J'ai perdu mon grand-père.
Celui que j'ai bien connu. Il était le père de ma mère. "Opa", nous l'appelions. Norbert Höß est décédé en Allemagne le 1er Février 2017 tandis que j'étais encore en Patagonie.
Je voyais mon grand père comme quelqu'un de calme, généreux, parfois rustre mais toujours à mon écoute. Il parlait peu, il avait un sens de l'humour que j'aimais beaucoup. Je n'avais jamais besoin de tout dire, nous nous comprenions, malgré la langue et malgré la distance. Il avait vécu la guerre étant jeune et surtout l'après guerre de l'Allemagne et je me souviens avoir abordé à quelques rares moments ces sujets où son visage laissait transparaître des souvenirs d'une époque difficile. Il avait été chirurgien, et comme tous les orthopédistes, il avait de grosses mains et était rude dans sa manière de vous ausculter. Je l'entendais parfois être catégorique sur certains sujets et pourtant, j'ai toujours eu l'impression qu'il savait m'écouter et que nous avions un partage d'expériences lors de nos discussions. Peut-être était-il différent avec moi car j'étais son seul petit fils ou par le fossé générationnel et culturel.
Je me souviens de ses montres qui faisaient toujours deux fois la taille de mon poignet, de ce regard quand il sortait fumer, j'entends son rire suivi de la toux du fumeur qu'il était. Je l'entends nous appeler pour le déjeuner ou le dîner et me dire "Guten Morgen" lorsque j'arrivai pour le petit déjeuner et qu'il avait préparé des œufs à la coque. Je le vois sortir en peignoir, pieds nus dans la neige, sans que cela ne lui fasse le moindre mal.
Je me souviens que lorsque nous étions petits, lorsqu'il revenait du jardin après une cigarette, il venait toujours s'asseoir au bord du lit en nous écrasant un peu, et disait qu'il allait nous raconter une histoire. Il se mettait alors à raconter notre journée passée ensemble. J'étais toujours un peu déçu de connaître la fin de l'histoire, mais je n'aurai jamais pensé qu'elles seraient la cause de mes larmes qui coulent aujourd'hui sur ma joue.

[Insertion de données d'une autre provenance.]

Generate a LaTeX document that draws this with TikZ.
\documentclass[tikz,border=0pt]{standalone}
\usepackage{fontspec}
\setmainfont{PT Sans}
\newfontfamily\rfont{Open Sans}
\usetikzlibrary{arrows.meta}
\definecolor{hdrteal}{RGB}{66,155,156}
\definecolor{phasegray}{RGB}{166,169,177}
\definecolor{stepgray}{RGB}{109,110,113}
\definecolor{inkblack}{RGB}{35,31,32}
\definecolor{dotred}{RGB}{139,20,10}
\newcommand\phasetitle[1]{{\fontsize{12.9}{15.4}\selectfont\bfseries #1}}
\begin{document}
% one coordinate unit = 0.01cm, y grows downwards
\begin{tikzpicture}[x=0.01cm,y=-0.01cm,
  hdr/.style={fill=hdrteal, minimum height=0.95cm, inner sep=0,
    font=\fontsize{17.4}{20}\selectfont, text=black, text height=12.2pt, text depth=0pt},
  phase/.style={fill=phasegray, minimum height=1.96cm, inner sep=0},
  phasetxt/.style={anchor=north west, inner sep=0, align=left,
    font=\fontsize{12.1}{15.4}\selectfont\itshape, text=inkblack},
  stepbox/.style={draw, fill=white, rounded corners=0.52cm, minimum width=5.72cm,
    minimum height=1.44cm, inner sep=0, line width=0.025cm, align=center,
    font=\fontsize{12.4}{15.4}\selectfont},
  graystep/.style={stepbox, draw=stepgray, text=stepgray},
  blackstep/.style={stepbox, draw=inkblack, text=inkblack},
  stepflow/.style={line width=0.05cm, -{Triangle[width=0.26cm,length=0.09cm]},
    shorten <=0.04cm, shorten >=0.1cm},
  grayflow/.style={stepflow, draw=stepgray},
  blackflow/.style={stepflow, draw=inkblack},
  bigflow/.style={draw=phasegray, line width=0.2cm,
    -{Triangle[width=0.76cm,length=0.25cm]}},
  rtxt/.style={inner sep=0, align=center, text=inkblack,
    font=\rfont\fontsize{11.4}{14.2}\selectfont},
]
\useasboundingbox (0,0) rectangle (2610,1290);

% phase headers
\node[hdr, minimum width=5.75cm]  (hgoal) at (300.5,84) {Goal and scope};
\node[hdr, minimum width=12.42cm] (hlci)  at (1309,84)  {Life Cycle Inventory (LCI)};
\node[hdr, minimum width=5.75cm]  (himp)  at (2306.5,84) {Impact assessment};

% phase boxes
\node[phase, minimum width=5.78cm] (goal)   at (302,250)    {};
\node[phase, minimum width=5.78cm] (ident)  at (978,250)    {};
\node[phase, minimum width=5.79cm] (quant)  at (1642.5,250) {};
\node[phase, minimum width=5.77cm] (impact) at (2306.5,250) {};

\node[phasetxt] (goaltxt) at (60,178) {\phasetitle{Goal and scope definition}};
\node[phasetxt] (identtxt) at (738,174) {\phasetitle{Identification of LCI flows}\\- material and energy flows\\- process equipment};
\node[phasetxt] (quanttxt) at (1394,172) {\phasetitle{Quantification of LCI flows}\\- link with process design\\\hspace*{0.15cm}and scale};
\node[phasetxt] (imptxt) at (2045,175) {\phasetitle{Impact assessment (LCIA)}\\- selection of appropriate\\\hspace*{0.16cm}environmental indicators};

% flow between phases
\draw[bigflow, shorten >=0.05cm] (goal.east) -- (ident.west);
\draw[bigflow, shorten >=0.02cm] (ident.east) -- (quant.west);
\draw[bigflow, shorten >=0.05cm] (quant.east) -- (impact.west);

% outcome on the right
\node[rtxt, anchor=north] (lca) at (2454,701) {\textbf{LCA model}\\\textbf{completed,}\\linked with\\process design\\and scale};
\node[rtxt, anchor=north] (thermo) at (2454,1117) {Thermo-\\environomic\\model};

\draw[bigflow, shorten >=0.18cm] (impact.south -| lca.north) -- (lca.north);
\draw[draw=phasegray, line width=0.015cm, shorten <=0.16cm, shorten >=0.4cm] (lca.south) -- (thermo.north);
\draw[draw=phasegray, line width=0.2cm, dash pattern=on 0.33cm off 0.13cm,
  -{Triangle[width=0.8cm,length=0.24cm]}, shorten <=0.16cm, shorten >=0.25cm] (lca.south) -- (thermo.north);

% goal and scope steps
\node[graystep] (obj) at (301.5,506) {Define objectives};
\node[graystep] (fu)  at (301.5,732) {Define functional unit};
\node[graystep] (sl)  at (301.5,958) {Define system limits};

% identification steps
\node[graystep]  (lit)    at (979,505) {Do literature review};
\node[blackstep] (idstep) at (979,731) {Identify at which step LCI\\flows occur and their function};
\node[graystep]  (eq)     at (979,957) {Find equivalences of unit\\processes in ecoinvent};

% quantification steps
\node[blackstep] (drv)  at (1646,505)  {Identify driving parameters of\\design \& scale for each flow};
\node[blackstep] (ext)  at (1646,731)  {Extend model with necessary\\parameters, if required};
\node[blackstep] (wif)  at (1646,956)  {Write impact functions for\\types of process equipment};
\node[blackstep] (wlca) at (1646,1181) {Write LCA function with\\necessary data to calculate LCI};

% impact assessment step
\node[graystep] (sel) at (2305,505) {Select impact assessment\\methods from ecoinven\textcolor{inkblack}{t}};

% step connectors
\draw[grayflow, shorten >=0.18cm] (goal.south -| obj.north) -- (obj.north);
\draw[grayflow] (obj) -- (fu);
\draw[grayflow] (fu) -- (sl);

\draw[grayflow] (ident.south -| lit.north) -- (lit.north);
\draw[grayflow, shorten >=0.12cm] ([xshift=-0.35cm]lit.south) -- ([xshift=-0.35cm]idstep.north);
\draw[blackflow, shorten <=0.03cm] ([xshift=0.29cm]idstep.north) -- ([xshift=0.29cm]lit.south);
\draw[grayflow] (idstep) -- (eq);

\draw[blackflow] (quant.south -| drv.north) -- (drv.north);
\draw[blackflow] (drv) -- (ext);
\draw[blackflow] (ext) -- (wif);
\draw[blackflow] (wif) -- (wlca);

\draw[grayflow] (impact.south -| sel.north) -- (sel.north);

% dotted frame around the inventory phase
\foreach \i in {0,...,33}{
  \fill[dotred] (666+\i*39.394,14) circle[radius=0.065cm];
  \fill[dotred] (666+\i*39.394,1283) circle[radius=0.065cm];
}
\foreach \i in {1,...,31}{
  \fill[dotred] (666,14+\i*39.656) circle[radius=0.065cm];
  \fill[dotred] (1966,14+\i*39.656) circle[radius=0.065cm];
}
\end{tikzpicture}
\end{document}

Je pense à ma grand-mère qui a vécu tant d'année avec lui. Après une discussion avec ma mère, je ne rentrerai pas en Allemagne pour ses funérailles. La contrainte est grande et compliquée. Cela dit, j'ai beaucoup de peine à ne pas être auprès de ma famille à la suite de ce triste événement.
Sa mort est une grande tristesse dans mon voyage. Elle me ramène à une réalité certaine. Ces trois mois passés en voyage me paraissaient comme une pause dans le temps, comme si tout s'était arrêté et qu'à mon retour, les choses n'auraient pas changé. Mais les choses changent, le temps continue sa course et quand je rentrerai, quand je retournerai dans la maison de mes grands-parents, je n'entendrai plus cette voix grave juste avant que la porte s'ouvre.

J'embrasse très fort ma grand-mère, qui m'a toujours soutenu dans mes entreprises et notamment pour mon grand voyage.